§ **SET PROBLEM**
Read the records below and copy each line that contains "this".

§ **GIVEN DATA**
::::::
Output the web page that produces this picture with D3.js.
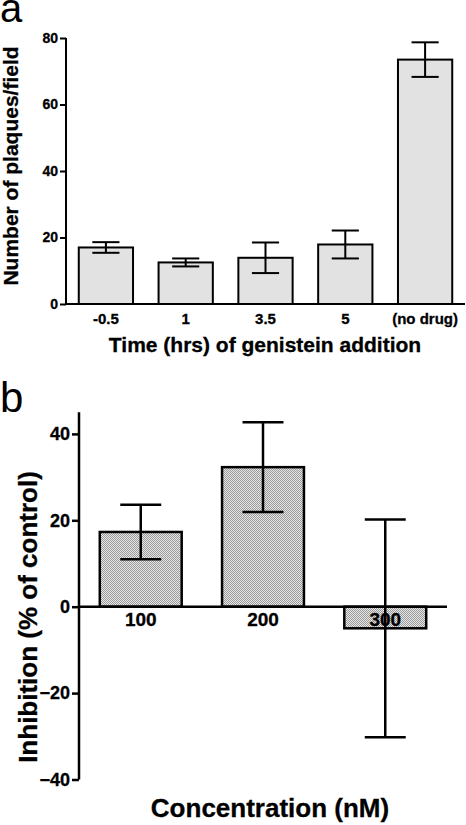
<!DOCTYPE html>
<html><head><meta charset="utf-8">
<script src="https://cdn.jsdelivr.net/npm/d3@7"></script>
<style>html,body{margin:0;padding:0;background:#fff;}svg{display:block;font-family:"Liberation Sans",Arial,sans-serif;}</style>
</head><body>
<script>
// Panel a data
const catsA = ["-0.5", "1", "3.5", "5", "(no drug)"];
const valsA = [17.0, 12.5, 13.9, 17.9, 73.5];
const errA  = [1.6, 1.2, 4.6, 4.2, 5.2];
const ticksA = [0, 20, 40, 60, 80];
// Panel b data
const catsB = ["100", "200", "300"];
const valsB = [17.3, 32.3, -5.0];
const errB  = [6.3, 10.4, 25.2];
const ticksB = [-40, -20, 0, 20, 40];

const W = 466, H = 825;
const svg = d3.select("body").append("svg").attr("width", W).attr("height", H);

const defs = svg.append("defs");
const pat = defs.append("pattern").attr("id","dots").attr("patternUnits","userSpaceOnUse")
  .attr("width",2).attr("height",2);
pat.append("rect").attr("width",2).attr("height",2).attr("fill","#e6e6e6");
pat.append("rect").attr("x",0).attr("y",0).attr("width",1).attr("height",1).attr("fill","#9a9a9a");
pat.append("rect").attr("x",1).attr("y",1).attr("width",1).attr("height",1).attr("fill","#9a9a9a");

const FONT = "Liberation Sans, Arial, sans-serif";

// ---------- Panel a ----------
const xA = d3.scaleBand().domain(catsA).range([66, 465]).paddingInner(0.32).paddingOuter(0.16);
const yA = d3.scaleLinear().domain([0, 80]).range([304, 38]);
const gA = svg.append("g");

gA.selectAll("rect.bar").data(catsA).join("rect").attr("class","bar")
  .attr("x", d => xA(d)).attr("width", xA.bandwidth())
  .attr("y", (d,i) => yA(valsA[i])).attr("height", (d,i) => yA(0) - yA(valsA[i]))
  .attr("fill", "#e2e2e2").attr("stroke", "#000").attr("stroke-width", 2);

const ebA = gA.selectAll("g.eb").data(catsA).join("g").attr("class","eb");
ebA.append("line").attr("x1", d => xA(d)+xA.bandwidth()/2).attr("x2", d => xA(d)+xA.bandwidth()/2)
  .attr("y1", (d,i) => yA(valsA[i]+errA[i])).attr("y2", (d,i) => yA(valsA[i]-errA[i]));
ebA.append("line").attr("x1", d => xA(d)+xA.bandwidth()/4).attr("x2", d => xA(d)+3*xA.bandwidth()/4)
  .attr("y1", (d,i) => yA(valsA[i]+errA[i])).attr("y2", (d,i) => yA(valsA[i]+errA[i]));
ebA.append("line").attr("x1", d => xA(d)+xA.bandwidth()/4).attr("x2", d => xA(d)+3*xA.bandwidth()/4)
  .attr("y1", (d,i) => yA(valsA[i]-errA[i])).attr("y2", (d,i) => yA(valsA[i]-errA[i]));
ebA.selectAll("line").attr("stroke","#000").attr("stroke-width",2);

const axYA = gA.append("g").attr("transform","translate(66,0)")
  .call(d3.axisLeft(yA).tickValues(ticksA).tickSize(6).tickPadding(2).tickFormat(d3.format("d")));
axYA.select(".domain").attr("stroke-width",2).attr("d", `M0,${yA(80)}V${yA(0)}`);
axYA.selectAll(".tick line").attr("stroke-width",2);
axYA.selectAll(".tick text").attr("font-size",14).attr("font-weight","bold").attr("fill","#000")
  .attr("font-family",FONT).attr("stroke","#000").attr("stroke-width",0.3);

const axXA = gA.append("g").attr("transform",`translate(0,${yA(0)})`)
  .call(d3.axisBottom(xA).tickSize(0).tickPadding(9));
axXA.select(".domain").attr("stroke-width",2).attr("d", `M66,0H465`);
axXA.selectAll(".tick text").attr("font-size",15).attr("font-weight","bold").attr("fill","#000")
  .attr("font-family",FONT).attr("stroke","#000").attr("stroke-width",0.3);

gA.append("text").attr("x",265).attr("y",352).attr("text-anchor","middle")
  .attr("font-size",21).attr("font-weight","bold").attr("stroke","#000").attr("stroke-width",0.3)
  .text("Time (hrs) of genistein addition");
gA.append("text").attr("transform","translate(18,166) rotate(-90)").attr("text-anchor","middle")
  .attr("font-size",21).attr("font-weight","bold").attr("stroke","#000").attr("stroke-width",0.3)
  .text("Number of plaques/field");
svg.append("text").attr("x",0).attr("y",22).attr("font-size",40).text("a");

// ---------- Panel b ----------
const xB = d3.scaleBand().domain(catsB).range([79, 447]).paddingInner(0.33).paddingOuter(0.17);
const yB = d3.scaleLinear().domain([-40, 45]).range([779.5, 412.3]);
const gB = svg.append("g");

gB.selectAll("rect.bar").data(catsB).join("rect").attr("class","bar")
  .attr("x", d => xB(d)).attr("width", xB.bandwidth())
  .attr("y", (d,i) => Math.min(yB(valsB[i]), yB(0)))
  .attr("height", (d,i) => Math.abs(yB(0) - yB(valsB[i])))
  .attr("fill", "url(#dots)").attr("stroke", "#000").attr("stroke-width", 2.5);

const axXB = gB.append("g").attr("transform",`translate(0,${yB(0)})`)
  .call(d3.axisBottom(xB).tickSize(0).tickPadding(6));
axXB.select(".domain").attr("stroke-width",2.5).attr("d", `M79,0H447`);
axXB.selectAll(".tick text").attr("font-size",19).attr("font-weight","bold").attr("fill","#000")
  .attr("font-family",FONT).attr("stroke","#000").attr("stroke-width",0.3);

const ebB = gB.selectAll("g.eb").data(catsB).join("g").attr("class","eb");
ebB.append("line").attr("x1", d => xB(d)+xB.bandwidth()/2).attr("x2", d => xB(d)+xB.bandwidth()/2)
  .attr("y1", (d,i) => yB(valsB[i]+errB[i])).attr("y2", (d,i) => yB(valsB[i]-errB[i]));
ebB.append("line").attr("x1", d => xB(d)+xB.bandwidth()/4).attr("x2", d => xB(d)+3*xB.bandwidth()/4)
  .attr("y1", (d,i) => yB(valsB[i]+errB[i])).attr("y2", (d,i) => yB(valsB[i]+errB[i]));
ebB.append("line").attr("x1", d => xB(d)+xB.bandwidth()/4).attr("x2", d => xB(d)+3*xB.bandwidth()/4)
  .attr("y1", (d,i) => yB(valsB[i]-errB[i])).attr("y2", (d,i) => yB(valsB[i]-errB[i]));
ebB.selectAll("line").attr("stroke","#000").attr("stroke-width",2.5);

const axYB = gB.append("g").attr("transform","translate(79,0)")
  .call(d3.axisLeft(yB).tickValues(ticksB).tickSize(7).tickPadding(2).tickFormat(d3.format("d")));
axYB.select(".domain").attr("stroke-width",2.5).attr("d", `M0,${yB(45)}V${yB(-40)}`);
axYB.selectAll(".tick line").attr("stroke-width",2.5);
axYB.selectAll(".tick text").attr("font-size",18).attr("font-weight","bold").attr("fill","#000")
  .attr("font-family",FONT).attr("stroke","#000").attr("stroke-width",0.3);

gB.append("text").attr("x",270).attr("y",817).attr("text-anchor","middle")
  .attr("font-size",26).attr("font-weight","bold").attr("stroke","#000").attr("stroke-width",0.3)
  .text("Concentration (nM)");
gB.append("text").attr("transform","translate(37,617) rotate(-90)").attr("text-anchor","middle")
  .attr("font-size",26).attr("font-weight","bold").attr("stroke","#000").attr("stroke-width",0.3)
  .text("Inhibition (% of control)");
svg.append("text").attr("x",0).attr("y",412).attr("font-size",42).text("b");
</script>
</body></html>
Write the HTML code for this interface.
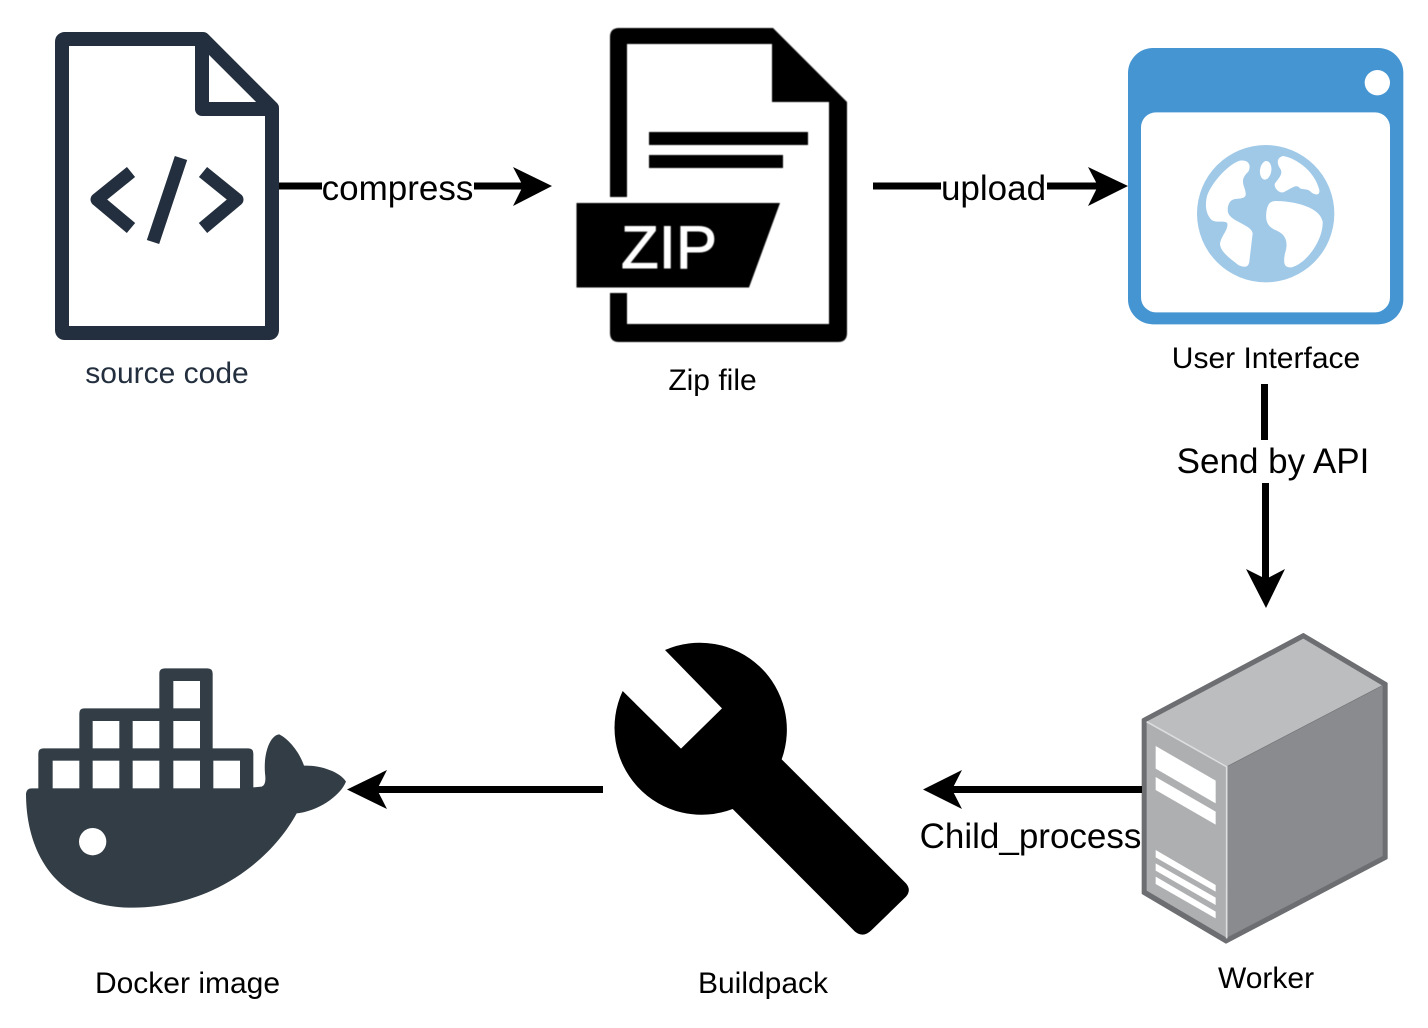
::::::
§ **RIGHT ANSWER**
Output the web page that produces this picture with D3.js.
Write the HTML code for this interface.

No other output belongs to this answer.